Terminology
Grayskull
First-generation Tenstorrent chip
Wormhole
Second-generation Tenstorrent chip
Tensix
High-performance compute core in Tenstorrent chips
NOC
Network-on-Chip
L1
Local memory storage (SRAM) in Tensix is commonly referred to as L1 memory.
FPU
The dense tensor math unit in Tensix. It performs bulk tensor math operations, such as multiplication and addition, in various floating point formats.
SFPU
Tensix SIMD engine, used for various miscellaneous activations operations, such as exponents, square roots, softmax, topK, and others.
Unpacker
Hardware unit that copies data from local memory to source registers inside FPU. In the process of copying data, unpacker can also uncompress compressed data, and perform conversion between various floating point formats.
Packer
Hardware unit that copies data from destination registers in FPU to L1 local memory. In the process of copying data, packer can also compress data, and perform format conversions.
Op
A Buda op (operation) is a single math operation, such as matrix multiply, convolution, or pool, performed on one or more tensor operands. If you have ever written a model in PyTorch or TensorFlow, a Buda op is analogous to an operation in those frameworks.
Epoch
A collection of ops that fits onto one chip. In a typical workflow, epoch code will be copied onto a chip which will then compute a batch of one or more tensors before moving on to the next epoch.
Buffer
A reserved location in local memory, DRAM, or host memory. Buffers are used either as desinations for operation outputs, sources for operation inputs, or temporary locations for intermediate data.
Pipe
A pipe is a connection between two or more buffers. Once established, a pipe will automatically copy data from source buffers into destination buffers, as space allows.
Tile
The smallest unit of math and data transfer in Buda. It is a 32x32 matrix of data.
Streaming op
A streaming operation is one that produces outputs as soon as inputs are available to it. It performs the math on a tile-by-tile basis, and therefore requires minimal buffering. Most elementwise operations fall into this category.
Blocking op
A blocking operation is one that requires a block of tiles to be calculated. Matrix multiplications and reduce operations are typical examples of blocking ops.
Block
A group of tiles on which a blocking operation is performed.
TM op
A tensor manipulation (TM) op is a tensor operation that modifies the order of tiles within the tensor, but does not modify the contents. Typically, this involves reshapes, squeezes, unsqueezes and other explicit TM operations available in other frameworks, however, there is a class of TMs that are specific to Buda. Because Buda operations rely on input operands arriving in a particular order and block shape, sometimes TM operations are needed to “rebuffer” incoming data into the expected order.
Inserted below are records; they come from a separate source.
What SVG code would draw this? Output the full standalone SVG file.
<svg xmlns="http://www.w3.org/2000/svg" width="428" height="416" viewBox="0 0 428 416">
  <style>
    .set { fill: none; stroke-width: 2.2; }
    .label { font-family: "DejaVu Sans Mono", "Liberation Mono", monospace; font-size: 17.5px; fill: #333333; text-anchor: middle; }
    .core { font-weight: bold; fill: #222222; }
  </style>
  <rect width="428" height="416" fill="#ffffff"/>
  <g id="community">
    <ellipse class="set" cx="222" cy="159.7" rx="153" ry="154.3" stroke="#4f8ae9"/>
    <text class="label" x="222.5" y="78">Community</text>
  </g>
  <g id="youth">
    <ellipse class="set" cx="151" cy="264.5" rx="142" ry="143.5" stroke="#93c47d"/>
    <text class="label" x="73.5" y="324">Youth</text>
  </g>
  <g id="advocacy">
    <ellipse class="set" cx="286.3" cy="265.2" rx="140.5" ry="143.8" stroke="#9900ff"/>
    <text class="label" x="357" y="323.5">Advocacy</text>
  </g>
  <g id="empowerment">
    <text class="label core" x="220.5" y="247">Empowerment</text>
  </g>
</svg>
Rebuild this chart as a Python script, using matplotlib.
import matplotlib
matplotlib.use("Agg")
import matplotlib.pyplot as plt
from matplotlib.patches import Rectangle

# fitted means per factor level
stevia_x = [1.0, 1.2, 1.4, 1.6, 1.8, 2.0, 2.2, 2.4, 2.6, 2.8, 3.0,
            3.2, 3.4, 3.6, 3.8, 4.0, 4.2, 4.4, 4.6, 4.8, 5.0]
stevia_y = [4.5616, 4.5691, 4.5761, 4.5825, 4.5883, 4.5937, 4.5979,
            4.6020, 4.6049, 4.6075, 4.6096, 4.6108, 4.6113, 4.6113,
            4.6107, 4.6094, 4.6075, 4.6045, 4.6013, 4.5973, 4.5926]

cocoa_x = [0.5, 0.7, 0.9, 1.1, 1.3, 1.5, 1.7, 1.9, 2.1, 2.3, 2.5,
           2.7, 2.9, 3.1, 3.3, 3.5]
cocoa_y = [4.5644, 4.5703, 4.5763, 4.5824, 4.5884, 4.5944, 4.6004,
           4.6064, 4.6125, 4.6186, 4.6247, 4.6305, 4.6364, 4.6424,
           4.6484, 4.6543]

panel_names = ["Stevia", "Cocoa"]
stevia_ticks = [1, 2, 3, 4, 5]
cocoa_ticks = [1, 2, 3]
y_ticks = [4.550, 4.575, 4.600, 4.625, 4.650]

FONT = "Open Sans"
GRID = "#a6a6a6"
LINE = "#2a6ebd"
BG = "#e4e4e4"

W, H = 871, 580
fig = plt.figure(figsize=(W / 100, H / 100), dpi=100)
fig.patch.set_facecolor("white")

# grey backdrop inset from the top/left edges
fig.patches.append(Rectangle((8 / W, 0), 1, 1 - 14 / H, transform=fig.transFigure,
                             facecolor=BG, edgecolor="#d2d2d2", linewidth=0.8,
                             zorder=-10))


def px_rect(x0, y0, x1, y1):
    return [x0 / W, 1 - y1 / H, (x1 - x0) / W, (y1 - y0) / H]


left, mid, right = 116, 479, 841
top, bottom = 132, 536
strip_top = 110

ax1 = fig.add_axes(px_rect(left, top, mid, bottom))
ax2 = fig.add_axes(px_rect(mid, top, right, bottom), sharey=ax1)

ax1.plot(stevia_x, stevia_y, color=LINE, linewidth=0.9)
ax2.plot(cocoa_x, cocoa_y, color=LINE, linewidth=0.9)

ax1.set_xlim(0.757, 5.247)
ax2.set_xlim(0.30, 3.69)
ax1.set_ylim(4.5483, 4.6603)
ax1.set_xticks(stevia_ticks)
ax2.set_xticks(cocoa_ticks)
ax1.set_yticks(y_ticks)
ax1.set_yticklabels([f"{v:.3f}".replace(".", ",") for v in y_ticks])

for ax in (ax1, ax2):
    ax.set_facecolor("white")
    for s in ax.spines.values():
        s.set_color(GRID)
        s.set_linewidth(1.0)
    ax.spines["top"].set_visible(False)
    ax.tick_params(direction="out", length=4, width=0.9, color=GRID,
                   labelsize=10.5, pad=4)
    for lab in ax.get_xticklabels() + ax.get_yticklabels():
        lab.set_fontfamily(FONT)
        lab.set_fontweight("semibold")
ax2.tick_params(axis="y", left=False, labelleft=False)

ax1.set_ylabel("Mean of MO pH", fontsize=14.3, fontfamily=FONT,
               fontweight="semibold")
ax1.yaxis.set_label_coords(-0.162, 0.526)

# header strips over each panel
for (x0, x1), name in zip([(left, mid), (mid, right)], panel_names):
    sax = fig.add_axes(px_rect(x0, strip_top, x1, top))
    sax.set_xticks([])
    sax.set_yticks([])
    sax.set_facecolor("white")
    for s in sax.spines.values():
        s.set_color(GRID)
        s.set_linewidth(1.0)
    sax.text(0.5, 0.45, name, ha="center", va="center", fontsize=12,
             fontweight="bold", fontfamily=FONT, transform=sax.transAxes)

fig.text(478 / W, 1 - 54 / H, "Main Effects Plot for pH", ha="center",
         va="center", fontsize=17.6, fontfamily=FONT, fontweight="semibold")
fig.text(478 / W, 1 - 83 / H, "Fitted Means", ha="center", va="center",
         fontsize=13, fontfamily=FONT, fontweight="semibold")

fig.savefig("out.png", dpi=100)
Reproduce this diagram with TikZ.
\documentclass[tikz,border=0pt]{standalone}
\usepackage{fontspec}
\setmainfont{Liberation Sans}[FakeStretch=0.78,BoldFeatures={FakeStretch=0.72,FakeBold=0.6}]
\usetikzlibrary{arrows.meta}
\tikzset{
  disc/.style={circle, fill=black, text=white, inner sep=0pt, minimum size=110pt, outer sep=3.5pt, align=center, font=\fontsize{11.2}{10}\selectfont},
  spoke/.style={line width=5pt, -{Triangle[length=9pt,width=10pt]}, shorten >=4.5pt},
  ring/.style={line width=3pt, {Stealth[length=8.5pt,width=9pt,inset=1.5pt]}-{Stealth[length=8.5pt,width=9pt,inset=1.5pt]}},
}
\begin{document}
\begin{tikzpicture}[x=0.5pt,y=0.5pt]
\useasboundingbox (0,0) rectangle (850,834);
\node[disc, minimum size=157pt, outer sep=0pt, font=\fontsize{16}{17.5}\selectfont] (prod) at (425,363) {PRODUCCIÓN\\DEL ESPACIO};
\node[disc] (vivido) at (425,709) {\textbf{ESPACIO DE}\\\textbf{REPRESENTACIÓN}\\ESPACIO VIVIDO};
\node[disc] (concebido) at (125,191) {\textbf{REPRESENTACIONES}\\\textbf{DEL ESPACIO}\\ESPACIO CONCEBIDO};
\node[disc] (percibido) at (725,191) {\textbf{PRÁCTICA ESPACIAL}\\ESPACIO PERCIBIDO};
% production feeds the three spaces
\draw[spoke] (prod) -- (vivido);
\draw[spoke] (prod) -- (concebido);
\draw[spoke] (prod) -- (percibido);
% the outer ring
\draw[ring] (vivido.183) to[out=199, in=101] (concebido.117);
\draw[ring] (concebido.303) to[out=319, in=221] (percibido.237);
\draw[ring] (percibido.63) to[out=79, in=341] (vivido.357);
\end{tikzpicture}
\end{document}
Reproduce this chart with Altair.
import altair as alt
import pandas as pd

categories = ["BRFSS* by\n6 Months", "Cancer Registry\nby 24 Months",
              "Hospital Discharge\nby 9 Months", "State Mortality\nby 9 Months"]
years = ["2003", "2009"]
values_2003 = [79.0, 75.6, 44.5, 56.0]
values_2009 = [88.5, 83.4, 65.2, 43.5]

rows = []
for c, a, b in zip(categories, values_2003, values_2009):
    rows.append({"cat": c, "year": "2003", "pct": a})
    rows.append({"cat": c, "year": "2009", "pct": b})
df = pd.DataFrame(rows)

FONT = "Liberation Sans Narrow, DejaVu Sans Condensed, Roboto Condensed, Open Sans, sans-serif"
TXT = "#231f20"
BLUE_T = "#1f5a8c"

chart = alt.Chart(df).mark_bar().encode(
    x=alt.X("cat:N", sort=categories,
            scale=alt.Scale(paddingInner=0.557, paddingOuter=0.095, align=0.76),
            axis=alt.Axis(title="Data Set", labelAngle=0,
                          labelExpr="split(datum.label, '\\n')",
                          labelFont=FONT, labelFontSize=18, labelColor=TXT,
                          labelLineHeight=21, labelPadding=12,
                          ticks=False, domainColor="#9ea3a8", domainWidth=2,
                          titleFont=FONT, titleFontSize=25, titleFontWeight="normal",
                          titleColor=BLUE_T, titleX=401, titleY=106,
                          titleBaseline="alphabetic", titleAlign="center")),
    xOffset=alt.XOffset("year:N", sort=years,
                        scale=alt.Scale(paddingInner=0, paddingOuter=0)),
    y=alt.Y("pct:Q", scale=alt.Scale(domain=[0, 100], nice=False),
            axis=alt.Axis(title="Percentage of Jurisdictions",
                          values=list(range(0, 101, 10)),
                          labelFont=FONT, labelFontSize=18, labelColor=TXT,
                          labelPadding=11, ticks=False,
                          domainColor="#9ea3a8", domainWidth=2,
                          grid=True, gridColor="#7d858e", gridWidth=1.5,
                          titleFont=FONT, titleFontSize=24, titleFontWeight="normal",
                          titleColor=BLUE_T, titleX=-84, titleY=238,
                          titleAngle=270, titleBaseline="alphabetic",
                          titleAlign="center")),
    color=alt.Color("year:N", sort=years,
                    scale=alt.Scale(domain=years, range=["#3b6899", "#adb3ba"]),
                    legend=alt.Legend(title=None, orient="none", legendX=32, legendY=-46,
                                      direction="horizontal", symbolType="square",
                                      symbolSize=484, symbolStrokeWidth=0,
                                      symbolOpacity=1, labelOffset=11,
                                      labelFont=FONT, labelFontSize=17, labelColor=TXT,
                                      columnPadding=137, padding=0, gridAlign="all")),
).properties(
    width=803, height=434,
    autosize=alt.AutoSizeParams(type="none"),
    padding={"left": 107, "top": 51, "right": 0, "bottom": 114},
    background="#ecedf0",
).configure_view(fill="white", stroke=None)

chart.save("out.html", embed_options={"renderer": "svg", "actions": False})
These TMs can be manually inserted by the user, or automatically by the Buda compiler.
Unicast
A Pipe between two buffers, where one copy of data is transferred from source to destination buffer.
Multicast
A multicast is a Pipe that has one source buffer but more than one destination. In this case, the NOC will use its multicasting ability to only send one copy of the data along its connections, while reaching all destination buffers. It is critical to use multicast pipes whenever same data is broadcast to multiple cores of operations, or bandwidth bottlenecks will be created on NOC links.
Gather
A gather Pipe has multiple source buffers and one or more destination buffers. The gather pipe will create connections from source buffers to a single gather buffer, which will then be unicast or broadcast to destinations.
HLK
An HLK (High-Level Kernel) is a piece of C++ Buda code that implements the op’s behaviour. It typically contains one or more nested loops in which inputs are read into operand registers, some math is performed, and results are written out. HLK is transpiled, using HLKC, into low-level C++ code that runs on individual RiscV cores. Users who implement new operations would write HLKs to describe the desired functionality.
LLK
Low-Level Kernels are implementations of low-level Tensix and NOC API used in HLKs. They use a mix of C++ and assembly to provide highly optimized and performant functionality, such as data unpacking, packing, running math primitives, and so on. These are typically written by Tenstorrent as they require in-depth knowledge of Tenstorrent hardware and low-level programming requirements.
HLKC
HLK Compiler is a transpiler that convert single-threaded HLK into multi-threaded low-level RiscV code that separates data transfer and math into parallel threads for maximum utilization of compute resources.